Brief:
For this exercise, output only the lines between the "Emit a component" line and the "const yTicks = [-100, -75, -50, -25, 0, 25];" line, both of them included, and skip all pictures.

Data for processing:
● ● ● ●
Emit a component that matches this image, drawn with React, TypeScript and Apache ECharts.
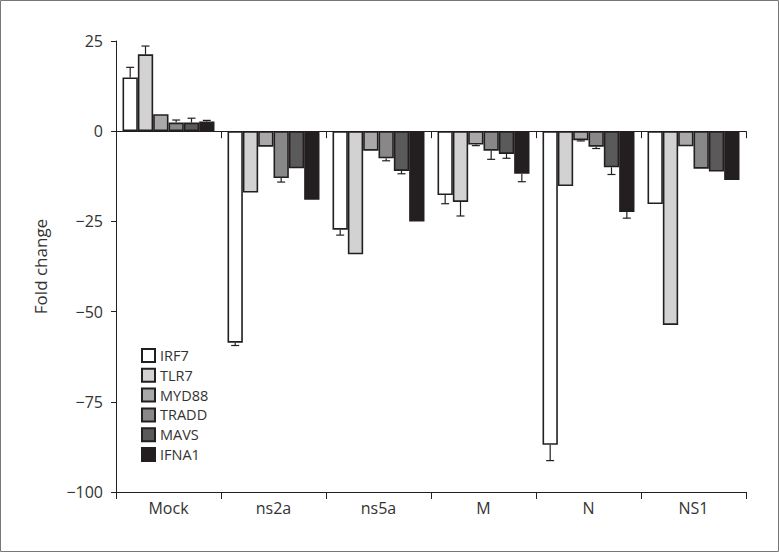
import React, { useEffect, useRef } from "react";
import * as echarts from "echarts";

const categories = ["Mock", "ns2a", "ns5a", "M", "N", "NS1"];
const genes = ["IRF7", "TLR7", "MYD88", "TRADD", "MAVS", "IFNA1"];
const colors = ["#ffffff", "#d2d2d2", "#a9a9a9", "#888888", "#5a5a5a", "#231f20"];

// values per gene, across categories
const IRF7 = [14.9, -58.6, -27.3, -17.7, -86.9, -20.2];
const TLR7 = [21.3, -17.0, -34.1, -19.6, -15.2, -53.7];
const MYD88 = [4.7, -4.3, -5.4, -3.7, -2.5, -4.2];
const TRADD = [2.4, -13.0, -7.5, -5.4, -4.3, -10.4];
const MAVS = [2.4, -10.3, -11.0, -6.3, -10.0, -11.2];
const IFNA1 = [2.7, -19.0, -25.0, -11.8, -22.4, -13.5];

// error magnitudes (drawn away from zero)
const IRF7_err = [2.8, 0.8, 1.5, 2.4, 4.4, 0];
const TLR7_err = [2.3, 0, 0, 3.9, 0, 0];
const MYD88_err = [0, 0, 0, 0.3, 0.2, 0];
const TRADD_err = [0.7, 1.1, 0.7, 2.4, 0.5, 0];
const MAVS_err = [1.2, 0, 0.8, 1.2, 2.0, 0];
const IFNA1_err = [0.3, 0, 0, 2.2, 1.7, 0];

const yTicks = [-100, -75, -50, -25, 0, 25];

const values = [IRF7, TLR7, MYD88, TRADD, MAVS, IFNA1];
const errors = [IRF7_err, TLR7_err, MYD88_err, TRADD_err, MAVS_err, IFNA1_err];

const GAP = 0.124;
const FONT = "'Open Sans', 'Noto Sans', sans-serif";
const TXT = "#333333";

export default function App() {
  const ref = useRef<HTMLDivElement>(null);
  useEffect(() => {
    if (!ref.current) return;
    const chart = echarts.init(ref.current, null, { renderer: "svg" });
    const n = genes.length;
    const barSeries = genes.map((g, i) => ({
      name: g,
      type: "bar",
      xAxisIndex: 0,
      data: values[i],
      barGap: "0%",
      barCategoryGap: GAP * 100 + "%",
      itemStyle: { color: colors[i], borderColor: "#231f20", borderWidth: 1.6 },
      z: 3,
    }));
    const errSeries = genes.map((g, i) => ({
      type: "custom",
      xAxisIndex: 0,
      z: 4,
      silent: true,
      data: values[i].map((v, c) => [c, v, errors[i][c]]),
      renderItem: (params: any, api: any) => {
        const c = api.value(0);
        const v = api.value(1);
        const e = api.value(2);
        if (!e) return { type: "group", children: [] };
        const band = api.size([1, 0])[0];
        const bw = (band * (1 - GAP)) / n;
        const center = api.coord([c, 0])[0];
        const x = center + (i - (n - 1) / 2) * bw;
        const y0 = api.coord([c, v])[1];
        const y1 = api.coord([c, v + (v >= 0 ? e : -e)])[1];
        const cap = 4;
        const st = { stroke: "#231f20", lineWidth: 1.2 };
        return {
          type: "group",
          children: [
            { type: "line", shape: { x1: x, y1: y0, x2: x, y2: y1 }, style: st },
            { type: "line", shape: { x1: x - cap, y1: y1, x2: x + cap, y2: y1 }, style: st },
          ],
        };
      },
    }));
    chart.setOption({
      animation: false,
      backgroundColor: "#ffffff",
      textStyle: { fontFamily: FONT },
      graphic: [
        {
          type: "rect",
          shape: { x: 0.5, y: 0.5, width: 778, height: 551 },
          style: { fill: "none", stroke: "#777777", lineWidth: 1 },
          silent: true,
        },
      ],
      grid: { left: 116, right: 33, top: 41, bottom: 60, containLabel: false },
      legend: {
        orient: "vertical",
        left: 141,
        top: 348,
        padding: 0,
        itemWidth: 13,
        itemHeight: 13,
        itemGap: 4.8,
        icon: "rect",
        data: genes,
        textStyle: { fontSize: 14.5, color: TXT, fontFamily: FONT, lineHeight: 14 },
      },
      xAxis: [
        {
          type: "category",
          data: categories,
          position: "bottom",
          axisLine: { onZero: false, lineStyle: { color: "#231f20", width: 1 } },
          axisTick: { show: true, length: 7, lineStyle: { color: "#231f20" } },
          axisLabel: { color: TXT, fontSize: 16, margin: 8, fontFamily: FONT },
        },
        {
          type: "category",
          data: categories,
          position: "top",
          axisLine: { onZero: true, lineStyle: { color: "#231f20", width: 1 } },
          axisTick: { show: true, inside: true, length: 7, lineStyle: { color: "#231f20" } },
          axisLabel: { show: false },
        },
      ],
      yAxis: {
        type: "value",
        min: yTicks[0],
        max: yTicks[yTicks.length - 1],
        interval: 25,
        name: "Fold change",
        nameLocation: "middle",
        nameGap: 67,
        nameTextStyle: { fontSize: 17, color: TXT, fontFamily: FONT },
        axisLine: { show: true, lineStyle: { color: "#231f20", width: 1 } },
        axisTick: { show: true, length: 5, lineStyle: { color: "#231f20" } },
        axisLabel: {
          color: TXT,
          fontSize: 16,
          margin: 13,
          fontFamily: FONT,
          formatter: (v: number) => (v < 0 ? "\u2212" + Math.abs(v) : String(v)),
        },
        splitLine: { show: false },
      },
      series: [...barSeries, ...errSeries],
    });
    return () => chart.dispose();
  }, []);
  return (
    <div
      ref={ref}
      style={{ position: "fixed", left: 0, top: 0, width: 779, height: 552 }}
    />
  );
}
● ● ● ●
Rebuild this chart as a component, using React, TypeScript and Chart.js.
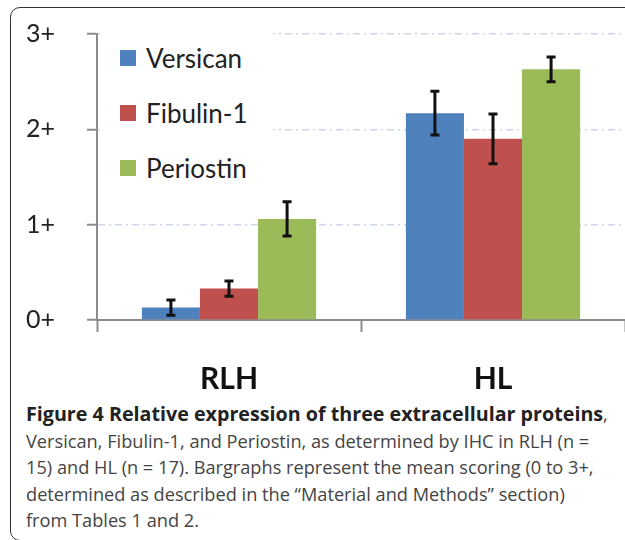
● ● ● ●
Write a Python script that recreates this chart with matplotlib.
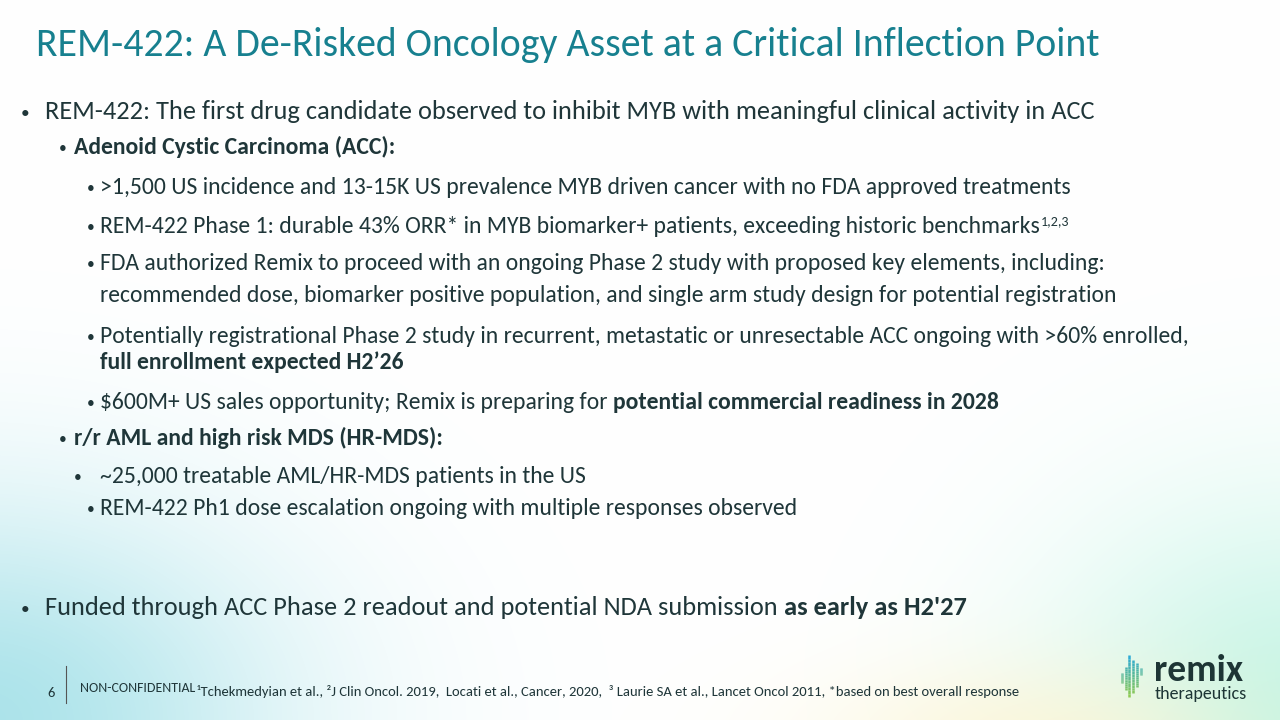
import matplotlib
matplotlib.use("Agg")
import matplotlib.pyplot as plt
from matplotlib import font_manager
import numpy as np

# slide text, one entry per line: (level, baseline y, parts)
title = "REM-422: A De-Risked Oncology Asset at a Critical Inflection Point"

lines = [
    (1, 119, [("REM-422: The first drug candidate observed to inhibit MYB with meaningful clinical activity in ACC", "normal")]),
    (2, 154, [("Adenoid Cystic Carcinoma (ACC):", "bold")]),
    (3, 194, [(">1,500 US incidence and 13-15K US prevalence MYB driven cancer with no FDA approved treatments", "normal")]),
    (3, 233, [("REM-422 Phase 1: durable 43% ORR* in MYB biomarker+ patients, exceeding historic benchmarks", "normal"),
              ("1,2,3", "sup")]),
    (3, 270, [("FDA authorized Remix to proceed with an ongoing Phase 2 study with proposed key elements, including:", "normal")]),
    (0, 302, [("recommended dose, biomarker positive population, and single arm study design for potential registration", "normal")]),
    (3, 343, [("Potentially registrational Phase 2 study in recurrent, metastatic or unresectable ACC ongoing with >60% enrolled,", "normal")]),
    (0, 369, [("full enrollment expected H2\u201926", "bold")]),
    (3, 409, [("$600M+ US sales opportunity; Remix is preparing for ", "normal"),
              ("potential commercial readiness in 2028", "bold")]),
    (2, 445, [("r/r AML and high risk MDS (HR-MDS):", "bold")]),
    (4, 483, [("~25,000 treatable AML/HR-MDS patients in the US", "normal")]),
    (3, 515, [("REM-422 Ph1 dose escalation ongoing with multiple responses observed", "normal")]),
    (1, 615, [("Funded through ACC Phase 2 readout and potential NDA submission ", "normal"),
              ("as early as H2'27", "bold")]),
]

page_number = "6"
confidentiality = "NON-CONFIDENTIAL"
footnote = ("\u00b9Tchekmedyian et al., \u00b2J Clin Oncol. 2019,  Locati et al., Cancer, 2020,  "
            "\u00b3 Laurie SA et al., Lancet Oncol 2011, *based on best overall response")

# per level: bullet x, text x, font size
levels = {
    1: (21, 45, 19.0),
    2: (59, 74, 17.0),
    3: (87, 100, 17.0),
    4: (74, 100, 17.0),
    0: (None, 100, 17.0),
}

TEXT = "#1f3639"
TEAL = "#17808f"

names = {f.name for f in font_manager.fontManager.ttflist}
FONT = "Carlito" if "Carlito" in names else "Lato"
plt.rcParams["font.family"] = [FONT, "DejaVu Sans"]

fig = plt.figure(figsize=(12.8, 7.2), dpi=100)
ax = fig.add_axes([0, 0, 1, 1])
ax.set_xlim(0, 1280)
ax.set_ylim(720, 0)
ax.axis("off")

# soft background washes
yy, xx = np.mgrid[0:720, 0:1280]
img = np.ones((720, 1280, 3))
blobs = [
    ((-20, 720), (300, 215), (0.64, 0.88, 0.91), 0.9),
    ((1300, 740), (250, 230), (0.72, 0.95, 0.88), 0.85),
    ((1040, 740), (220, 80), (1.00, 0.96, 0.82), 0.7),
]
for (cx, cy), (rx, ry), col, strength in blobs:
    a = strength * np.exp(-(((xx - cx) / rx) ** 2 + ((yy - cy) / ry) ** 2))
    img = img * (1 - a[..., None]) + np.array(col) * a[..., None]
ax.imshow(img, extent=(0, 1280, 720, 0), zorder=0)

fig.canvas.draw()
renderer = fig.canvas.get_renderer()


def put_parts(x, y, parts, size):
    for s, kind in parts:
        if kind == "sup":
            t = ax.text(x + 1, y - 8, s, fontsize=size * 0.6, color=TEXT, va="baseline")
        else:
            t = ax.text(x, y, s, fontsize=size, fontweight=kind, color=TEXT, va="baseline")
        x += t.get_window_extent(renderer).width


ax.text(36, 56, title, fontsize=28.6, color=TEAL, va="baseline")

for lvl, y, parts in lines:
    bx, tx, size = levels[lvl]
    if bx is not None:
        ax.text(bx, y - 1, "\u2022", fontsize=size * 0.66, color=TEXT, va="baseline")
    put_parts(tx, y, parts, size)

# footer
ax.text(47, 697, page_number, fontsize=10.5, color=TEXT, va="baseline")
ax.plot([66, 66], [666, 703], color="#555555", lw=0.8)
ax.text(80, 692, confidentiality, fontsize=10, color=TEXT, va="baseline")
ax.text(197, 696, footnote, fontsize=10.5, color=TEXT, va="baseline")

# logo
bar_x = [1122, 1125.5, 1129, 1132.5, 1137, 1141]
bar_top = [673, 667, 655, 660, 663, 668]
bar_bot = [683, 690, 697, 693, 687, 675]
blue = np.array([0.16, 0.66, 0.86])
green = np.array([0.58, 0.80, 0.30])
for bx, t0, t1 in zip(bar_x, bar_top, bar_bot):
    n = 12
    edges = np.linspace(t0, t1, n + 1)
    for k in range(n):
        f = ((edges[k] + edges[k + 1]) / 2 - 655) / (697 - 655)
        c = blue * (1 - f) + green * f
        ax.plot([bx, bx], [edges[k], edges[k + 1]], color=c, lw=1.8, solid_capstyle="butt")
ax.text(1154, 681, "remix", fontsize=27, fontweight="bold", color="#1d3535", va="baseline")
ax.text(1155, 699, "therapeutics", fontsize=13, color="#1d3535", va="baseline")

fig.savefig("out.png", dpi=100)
● ● ● ●
The reply:
Emit a component that matches this image, drawn with React, TypeScript and Apache ECharts.
import React, { useEffect, useRef } from "react";
import * as echarts from "echarts";

const categories = ["Mock", "ns2a", "ns5a", "M", "N", "NS1"];
const genes = ["IRF7", "TLR7", "MYD88", "TRADD", "MAVS", "IFNA1"];
const colors = ["#ffffff", "#d2d2d2", "#a9a9a9", "#888888", "#5a5a5a", "#231f20"];

// values per gene, across categories
const IRF7 = [14.9, -58.6, -27.3, -17.7, -86.9, -20.2];
const TLR7 = [21.3, -17.0, -34.1, -19.6, -15.2, -53.7];
const MYD88 = [4.7, -4.3, -5.4, -3.7, -2.5, -4.2];
const TRADD = [2.4, -13.0, -7.5, -5.4, -4.3, -10.4];
const MAVS = [2.4, -10.3, -11.0, -6.3, -10.0, -11.2];
const IFNA1 = [2.7, -19.0, -25.0, -11.8, -22.4, -13.5];

// error magnitudes (drawn away from zero)
const IRF7_err = [2.8, 0.8, 1.5, 2.4, 4.4, 0];
const TLR7_err = [2.3, 0, 0, 3.9, 0, 0];
const MYD88_err = [0, 0, 0, 0.3, 0.2, 0];
const TRADD_err = [0.7, 1.1, 0.7, 2.4, 0.5, 0];
const MAVS_err = [1.2, 0, 0.8, 1.2, 2.0, 0];
const IFNA1_err = [0.3, 0, 0, 2.2, 1.7, 0];

const yTicks = [-100, -75, -50, -25, 0, 25];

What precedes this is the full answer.